Monday, April 15, 2013

A Place to Come Back To

        Dr Bob Wetzel, Chancellor of Emmanuel Christian Seminary in Johnson City, Tenn., wrote in the seminary newsletter about the decision he and his wife Bonnie made several years ago to be cremated.  When they told their girls it resulted in a lot of conversation.  The first obvious question his girls asked was, "What shall we do with the ashes?"  Bob said, "You would have to understand our family to appreciate the macabre humor that followed.  One possibility was to throw them off the bank in the woods near our home of almost 50 years.  Or the ashes could be taken back to the home of our youth in Western Kansas and let the prevailing southwest wind blow them as part of a typical dust storm."

        "The humor continued with even more ridiculous possibilities for 'waste management.'  But then our older daughter became serious and said, 'No, we need a place to come back to.'  Then," Bob said, "I thought of how I always visited my parents' grave whenever we visited Western Kansas.  Nearby is the grave of our son who died in infancy.  Yes, I had a place to come back to, to remember, and somehow say to them, 'You are remembered and loved.'"

        After Jesus died, they put him in a borrowed tomb.  It became for a couple of days "the place to come back to."  And several disciples went there -- but it was empty.  Since then disciples go to the "tomb" in the Church of the Holy Sepulchre in Jerusalem but he isn't there either.  Some go to the beautiful garden of the tomb in Jerusalem and while it feels more authentic, it too does not qualify as "a place to come back to."

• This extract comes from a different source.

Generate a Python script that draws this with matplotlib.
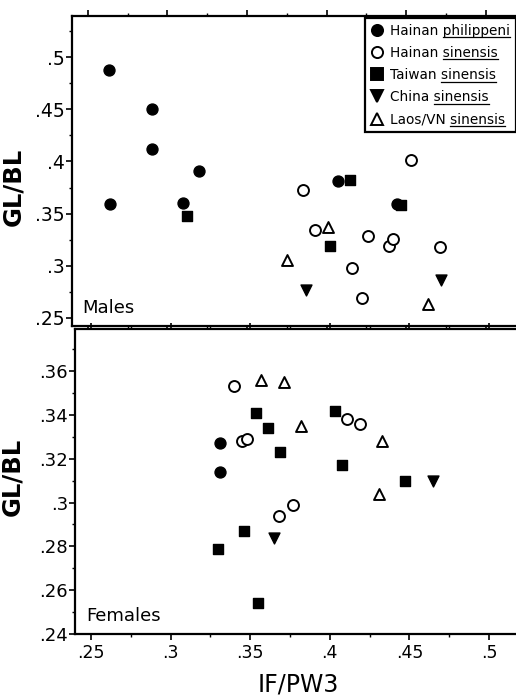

Jesus must have known that his disciples would need a place to come back to.  A place that actually exists, a place that is tangible and real.  A place that every disciples knows about and knows just where it is.  And a place where he is not absent.  This could well be one of the reasons for giving us the Lord's Supper.  It certainly serves this purpose.

        Frances and I have taken communion thousands of times in our home churches over the years but we have also taken it in a Lutheran Church in Wisconsin, a Cathedral in England, among the ruins of ancient Corinth, and many other places.  But wherever the Lord's Supper is observed it is the place to come back to, to remember, and somehow to say to him, "you are remembered and loved."

        For this reason, as we come to the Table, we remember his words:  "This is my body, given for you ... This is the cup of the new covenant in my blood ... Do this in remembrance of me."